▶ [Record list]:
____________________
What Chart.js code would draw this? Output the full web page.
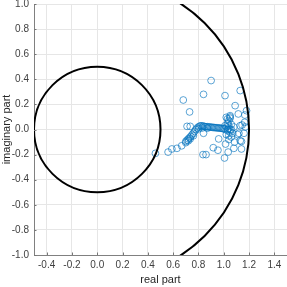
____________________
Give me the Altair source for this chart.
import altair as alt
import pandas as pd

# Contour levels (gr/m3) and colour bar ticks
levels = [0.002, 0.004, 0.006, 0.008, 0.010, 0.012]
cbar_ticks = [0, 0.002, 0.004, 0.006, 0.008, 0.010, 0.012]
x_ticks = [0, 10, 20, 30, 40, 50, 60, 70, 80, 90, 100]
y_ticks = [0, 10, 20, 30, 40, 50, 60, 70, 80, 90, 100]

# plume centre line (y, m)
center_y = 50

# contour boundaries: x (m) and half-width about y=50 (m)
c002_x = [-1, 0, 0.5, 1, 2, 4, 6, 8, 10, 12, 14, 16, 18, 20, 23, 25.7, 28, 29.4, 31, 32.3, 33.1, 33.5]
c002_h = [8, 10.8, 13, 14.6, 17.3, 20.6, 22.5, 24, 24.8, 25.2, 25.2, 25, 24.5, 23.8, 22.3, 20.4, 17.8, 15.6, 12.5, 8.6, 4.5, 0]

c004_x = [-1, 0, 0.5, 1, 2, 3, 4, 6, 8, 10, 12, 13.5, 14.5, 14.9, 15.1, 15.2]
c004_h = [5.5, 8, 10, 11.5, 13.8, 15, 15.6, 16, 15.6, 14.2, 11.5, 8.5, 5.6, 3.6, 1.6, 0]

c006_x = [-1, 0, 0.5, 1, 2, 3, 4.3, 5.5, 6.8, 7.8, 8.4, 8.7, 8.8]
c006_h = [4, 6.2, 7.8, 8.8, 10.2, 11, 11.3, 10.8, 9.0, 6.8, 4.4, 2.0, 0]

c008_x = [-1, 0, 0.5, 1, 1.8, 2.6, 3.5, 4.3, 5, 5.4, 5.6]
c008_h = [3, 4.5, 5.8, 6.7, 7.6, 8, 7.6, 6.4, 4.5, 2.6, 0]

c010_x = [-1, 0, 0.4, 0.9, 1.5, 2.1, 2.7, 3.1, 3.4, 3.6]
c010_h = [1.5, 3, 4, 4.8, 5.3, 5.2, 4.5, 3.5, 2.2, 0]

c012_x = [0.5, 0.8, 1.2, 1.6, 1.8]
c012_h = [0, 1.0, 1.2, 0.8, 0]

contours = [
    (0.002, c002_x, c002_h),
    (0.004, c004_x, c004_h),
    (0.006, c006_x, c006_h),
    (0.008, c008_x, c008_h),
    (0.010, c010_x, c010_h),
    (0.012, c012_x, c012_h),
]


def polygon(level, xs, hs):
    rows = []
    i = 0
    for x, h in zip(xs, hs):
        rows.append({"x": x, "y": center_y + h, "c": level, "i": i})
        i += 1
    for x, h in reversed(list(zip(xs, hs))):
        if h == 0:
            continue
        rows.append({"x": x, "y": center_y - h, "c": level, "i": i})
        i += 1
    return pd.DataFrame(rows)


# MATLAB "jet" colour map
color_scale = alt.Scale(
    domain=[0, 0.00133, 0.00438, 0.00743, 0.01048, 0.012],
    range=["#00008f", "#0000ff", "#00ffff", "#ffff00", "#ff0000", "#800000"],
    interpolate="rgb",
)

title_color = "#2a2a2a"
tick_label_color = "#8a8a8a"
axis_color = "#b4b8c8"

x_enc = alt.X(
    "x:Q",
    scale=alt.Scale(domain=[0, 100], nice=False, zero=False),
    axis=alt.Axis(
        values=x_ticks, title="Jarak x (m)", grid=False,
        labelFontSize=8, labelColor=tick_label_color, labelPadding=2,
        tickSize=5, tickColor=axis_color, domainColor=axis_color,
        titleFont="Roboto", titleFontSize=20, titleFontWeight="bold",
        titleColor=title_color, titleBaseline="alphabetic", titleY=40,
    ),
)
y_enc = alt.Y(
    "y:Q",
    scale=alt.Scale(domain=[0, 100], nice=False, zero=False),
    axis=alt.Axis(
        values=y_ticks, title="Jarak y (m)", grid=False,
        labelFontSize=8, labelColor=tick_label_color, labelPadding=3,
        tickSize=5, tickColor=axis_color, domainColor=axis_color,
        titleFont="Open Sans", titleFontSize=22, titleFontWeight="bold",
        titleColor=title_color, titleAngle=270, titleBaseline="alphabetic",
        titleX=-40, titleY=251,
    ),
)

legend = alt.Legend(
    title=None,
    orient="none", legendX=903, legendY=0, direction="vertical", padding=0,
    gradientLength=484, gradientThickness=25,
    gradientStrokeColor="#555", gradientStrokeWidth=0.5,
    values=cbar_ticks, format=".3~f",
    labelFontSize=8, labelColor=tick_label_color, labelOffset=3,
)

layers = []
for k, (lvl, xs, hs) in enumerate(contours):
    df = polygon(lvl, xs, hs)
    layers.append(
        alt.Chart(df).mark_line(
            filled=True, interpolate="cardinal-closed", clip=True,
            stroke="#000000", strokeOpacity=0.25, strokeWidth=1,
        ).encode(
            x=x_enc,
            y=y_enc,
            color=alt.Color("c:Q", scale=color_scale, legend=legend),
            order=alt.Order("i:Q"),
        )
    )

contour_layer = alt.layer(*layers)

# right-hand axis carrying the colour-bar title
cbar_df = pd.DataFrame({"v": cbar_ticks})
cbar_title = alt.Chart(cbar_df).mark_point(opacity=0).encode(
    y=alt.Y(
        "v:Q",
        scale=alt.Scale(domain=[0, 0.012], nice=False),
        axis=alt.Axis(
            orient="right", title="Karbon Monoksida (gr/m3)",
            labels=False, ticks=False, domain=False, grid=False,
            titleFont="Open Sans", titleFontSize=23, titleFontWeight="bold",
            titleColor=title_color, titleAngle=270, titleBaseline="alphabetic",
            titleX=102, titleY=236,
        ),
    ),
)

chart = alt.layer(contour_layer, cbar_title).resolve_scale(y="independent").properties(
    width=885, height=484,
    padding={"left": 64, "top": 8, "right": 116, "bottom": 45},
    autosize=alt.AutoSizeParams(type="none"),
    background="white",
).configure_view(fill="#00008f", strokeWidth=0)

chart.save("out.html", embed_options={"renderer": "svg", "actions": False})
____________________
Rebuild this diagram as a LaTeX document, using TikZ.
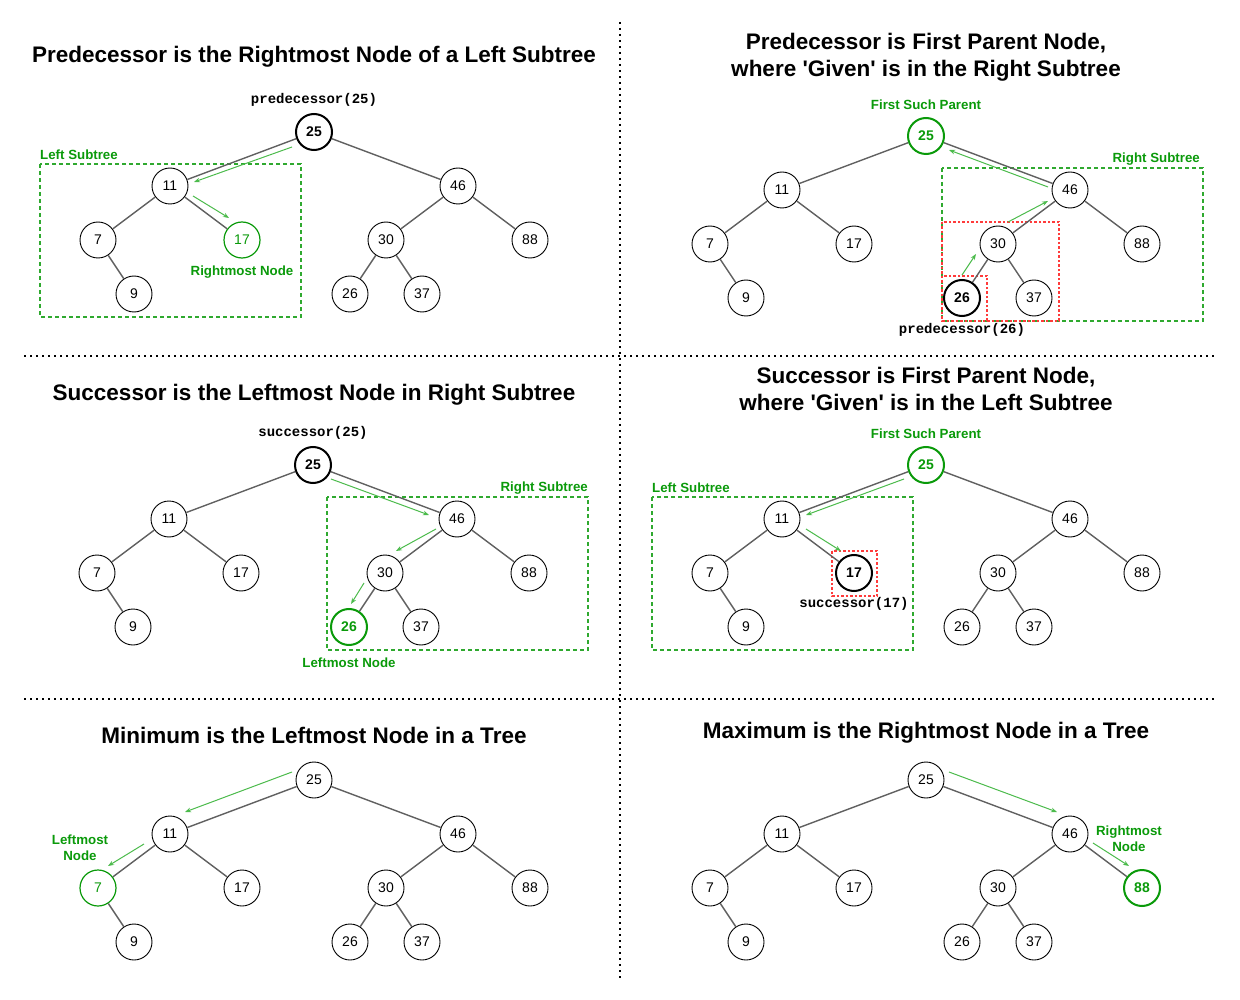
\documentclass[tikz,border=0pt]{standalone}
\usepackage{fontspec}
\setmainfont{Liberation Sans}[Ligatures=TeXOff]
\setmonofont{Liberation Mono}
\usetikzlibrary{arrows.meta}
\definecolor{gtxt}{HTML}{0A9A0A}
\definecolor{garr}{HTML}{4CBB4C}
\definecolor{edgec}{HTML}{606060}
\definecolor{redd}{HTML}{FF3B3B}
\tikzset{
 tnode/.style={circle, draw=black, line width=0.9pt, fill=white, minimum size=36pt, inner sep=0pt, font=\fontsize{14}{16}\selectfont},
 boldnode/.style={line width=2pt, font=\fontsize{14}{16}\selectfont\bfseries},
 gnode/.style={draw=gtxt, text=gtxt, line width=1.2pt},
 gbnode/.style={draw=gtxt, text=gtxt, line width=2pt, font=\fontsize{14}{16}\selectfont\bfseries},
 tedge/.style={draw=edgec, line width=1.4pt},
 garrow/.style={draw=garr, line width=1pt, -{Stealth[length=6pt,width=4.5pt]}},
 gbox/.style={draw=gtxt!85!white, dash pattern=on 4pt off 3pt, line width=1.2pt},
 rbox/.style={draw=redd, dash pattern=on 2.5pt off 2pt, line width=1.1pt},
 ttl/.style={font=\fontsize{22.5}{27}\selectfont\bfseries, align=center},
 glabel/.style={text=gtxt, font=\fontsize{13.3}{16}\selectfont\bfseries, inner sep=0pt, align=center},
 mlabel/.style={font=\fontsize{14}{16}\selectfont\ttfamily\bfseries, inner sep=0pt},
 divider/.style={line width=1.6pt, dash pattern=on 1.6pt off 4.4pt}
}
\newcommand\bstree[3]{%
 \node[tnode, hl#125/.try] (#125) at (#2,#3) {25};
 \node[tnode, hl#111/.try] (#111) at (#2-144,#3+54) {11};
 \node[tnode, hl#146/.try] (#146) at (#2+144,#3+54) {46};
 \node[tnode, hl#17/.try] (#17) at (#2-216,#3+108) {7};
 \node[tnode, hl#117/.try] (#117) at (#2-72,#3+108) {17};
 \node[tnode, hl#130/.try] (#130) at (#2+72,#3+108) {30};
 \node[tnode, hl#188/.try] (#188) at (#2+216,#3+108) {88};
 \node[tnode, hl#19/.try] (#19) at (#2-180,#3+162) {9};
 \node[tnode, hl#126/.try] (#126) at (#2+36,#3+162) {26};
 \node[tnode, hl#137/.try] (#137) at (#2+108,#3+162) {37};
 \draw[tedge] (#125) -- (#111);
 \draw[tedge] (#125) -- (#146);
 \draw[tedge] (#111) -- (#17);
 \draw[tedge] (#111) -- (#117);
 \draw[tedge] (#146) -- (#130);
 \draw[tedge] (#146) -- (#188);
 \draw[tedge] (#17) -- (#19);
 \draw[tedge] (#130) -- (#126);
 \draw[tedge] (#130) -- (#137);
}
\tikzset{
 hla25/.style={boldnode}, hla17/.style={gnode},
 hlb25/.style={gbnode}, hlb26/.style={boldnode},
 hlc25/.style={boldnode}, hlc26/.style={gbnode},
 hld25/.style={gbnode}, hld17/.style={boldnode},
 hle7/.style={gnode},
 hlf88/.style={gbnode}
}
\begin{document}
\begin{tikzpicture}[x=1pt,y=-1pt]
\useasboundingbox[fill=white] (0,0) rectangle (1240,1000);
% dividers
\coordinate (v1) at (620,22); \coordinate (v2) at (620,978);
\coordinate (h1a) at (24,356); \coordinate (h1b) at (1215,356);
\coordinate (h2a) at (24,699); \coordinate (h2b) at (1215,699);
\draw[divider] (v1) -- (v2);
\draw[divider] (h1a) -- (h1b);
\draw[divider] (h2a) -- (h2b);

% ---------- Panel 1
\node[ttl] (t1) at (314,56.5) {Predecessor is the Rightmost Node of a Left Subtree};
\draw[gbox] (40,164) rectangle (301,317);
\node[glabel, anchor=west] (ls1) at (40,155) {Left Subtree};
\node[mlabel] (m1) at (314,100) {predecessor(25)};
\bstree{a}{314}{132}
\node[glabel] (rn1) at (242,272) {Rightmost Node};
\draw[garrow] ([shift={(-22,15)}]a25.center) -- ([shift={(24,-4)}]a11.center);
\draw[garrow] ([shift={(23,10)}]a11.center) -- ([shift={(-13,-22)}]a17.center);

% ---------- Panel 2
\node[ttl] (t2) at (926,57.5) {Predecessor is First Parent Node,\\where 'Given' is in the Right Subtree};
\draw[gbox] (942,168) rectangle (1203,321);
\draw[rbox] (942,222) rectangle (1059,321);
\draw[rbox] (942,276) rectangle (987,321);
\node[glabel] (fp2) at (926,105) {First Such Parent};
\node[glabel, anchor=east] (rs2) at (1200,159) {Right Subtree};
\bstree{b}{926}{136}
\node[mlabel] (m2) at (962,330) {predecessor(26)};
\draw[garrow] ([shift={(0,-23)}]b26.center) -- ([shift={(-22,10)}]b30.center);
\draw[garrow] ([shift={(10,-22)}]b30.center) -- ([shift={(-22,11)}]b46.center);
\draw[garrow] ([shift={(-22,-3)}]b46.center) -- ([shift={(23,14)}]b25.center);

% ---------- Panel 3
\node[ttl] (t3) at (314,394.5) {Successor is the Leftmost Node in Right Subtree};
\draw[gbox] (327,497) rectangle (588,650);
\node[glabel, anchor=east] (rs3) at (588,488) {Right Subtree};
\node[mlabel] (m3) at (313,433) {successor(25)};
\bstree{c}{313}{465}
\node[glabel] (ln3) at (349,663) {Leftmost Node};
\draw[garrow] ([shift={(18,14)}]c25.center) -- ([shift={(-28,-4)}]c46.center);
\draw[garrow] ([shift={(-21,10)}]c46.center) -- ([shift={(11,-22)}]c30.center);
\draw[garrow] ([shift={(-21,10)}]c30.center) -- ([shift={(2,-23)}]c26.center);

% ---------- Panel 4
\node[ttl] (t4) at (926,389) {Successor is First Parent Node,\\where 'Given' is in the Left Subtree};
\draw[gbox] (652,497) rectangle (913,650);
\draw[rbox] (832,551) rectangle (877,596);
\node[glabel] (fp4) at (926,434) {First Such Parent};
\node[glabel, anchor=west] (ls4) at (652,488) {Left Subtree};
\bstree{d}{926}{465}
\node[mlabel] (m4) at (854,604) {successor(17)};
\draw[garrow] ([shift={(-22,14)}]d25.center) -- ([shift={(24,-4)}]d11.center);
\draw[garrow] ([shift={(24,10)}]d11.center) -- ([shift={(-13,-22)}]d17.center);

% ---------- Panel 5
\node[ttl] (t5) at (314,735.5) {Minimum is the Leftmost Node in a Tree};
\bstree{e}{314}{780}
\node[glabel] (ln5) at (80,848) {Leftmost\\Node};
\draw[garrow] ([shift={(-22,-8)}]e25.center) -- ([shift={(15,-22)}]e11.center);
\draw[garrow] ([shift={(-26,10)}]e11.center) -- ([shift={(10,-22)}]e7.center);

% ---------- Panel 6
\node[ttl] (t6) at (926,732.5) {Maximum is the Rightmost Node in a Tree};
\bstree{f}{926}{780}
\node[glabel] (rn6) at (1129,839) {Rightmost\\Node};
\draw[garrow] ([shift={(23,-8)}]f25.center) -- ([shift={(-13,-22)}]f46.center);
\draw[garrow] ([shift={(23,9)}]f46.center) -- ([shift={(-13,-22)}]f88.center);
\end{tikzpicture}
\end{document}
____________________
▶ [What is required]:
Filter the records down to the lines that contain the string "this", and copy those lines.

▶ [Full solution]:
What Chart.js code would draw this? Output the full web page.
Give me the Altair source for this chart.
Rebuild this diagram as a LaTeX document, using TikZ.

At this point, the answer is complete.